Dirt Music by Tim Winton
'Set in the dramatic landscape of Western Australia, "Dirt Music" is a love story about people stifled by grief and regret; a novel about the odds of breaking with the past and about the lure of music. Dirt music, Fox tells Georgie, is "anything you can play on a verandah or porch, without electricity." Even in the wild, Luther cannot escape it. There is, he discovers, no silence in nature.
Ambitious, perfectly calibrated, "Dirt Music" resonates with suspense and supercharged emotion -- and it confirms Tim Winton's status as the preeminent Australian novelist of his generation.'
My rating: 3 of 5 stars
For me though, the plot and characters in this one were a bit underwhelming. I often wondered where the story was heading and was left scratching my head at the end with no resolution. It was a fairly convoluted tale with lots of side stories that were never explored or developed. The back stories of the main characters were heavily hinted at but never explained, and to be able to empathise or simply understand the relationships and actions of the characters you needed those back stories.
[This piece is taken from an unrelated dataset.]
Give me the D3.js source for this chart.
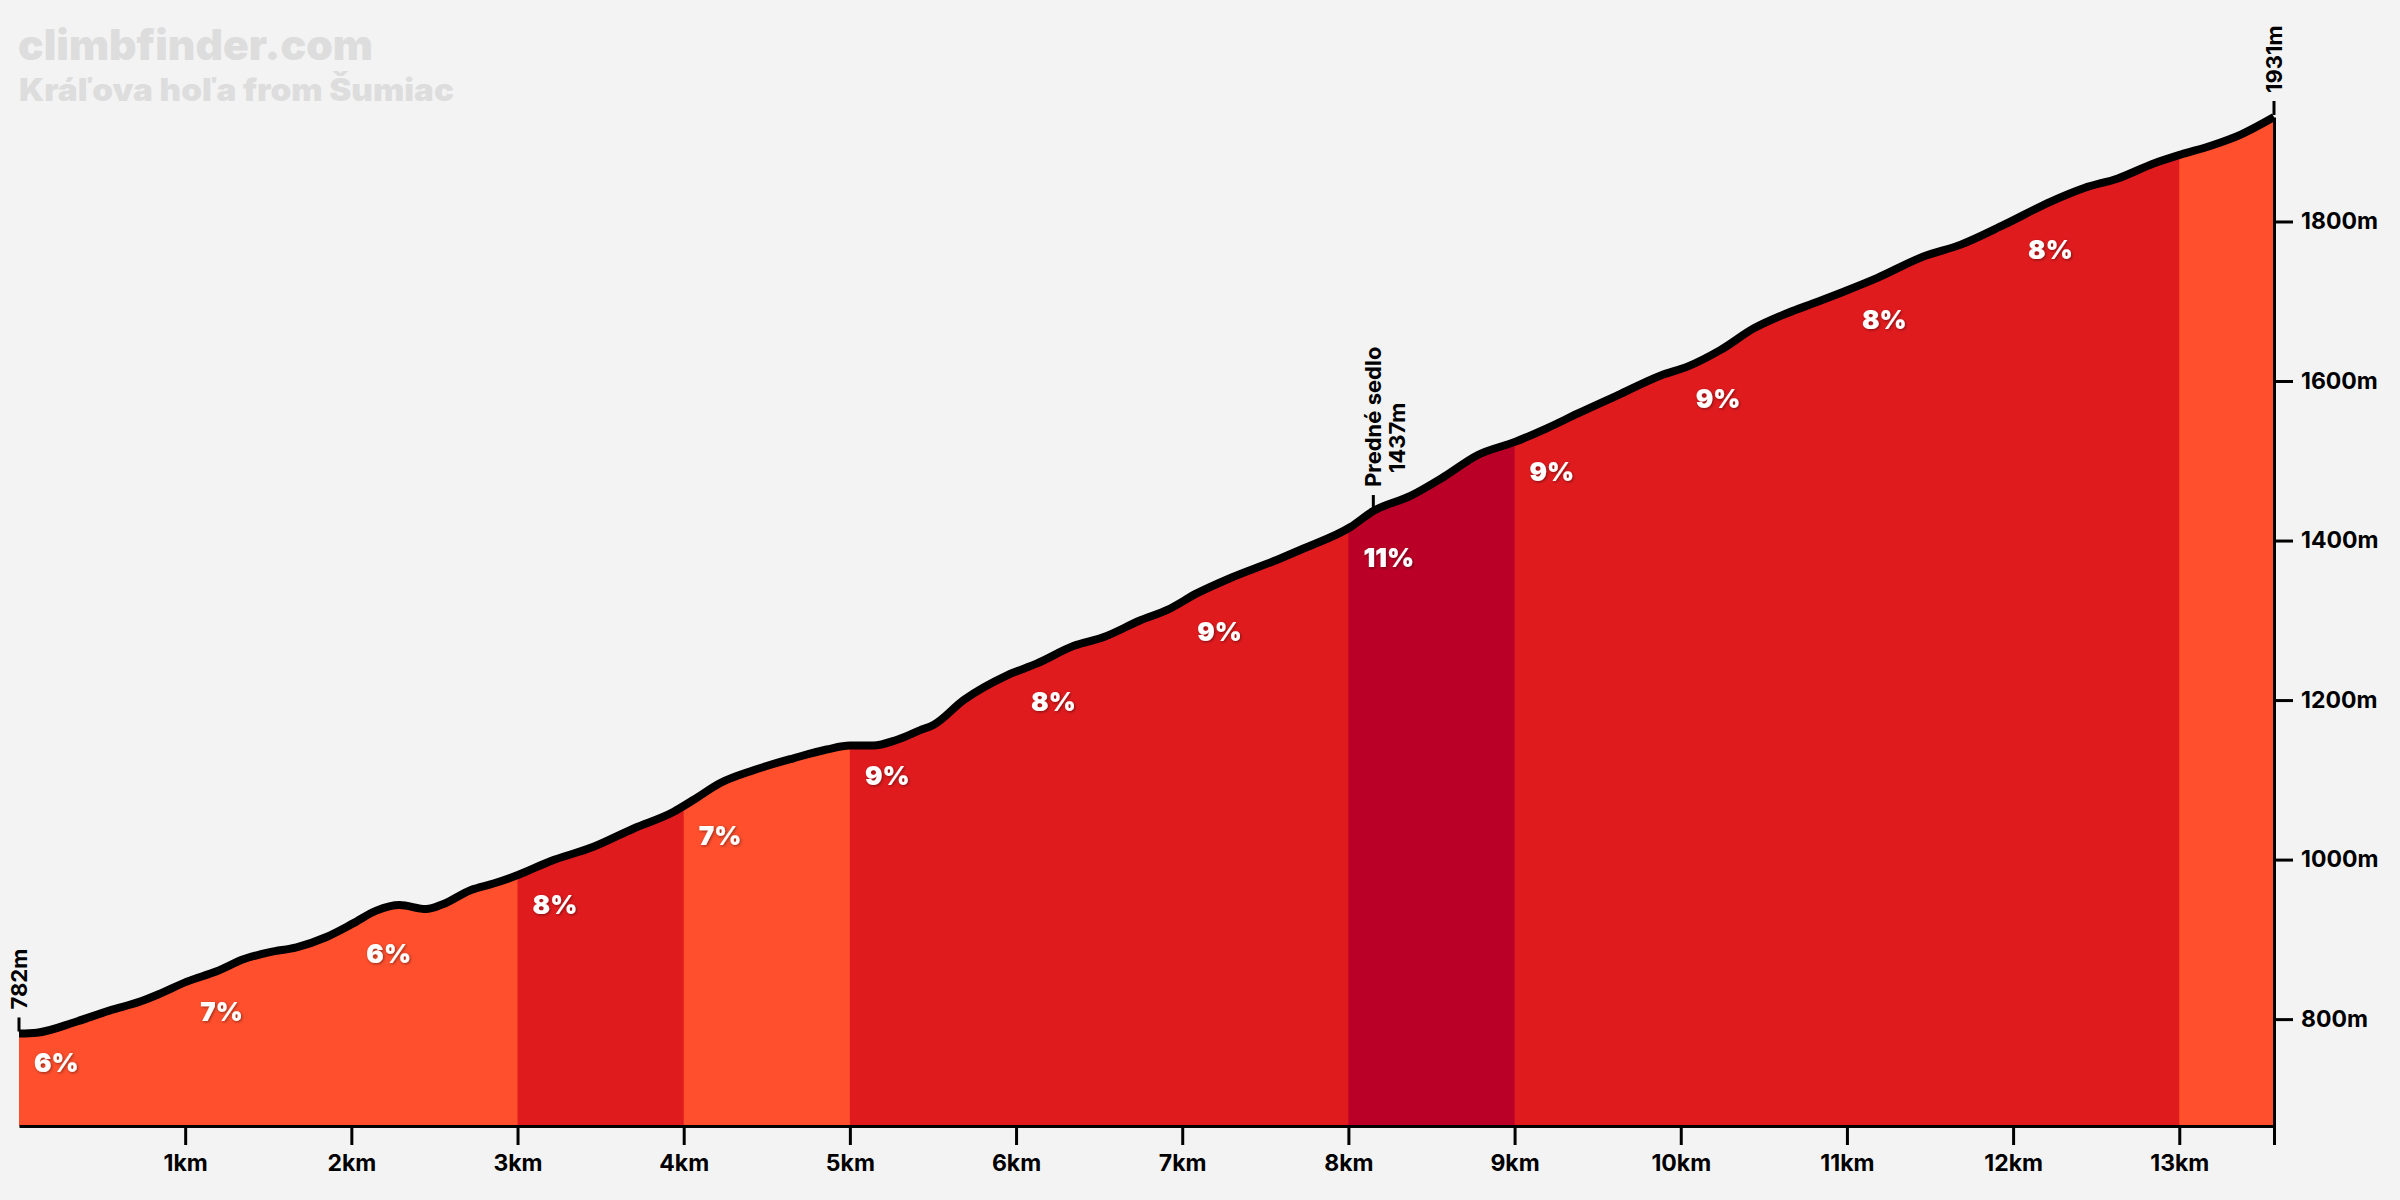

I was left unsatisfied with far too many 'Why?'s to be able to say this was a great book.
Tim Winton's writing is quite amazing. He can write a scene and have you there, smelling the salt-water, feeling the gritty sand in your clothes and the relentless heat of the sun, yet he does it with a masterful use of fairly sparse language. With Winton I never feel bogged down in pages of description of trees or light or landscapes (unlike Bryce Courtney as one example).
I was left unsatisfied with far too many 'Why?'s to be able to say this was a great book.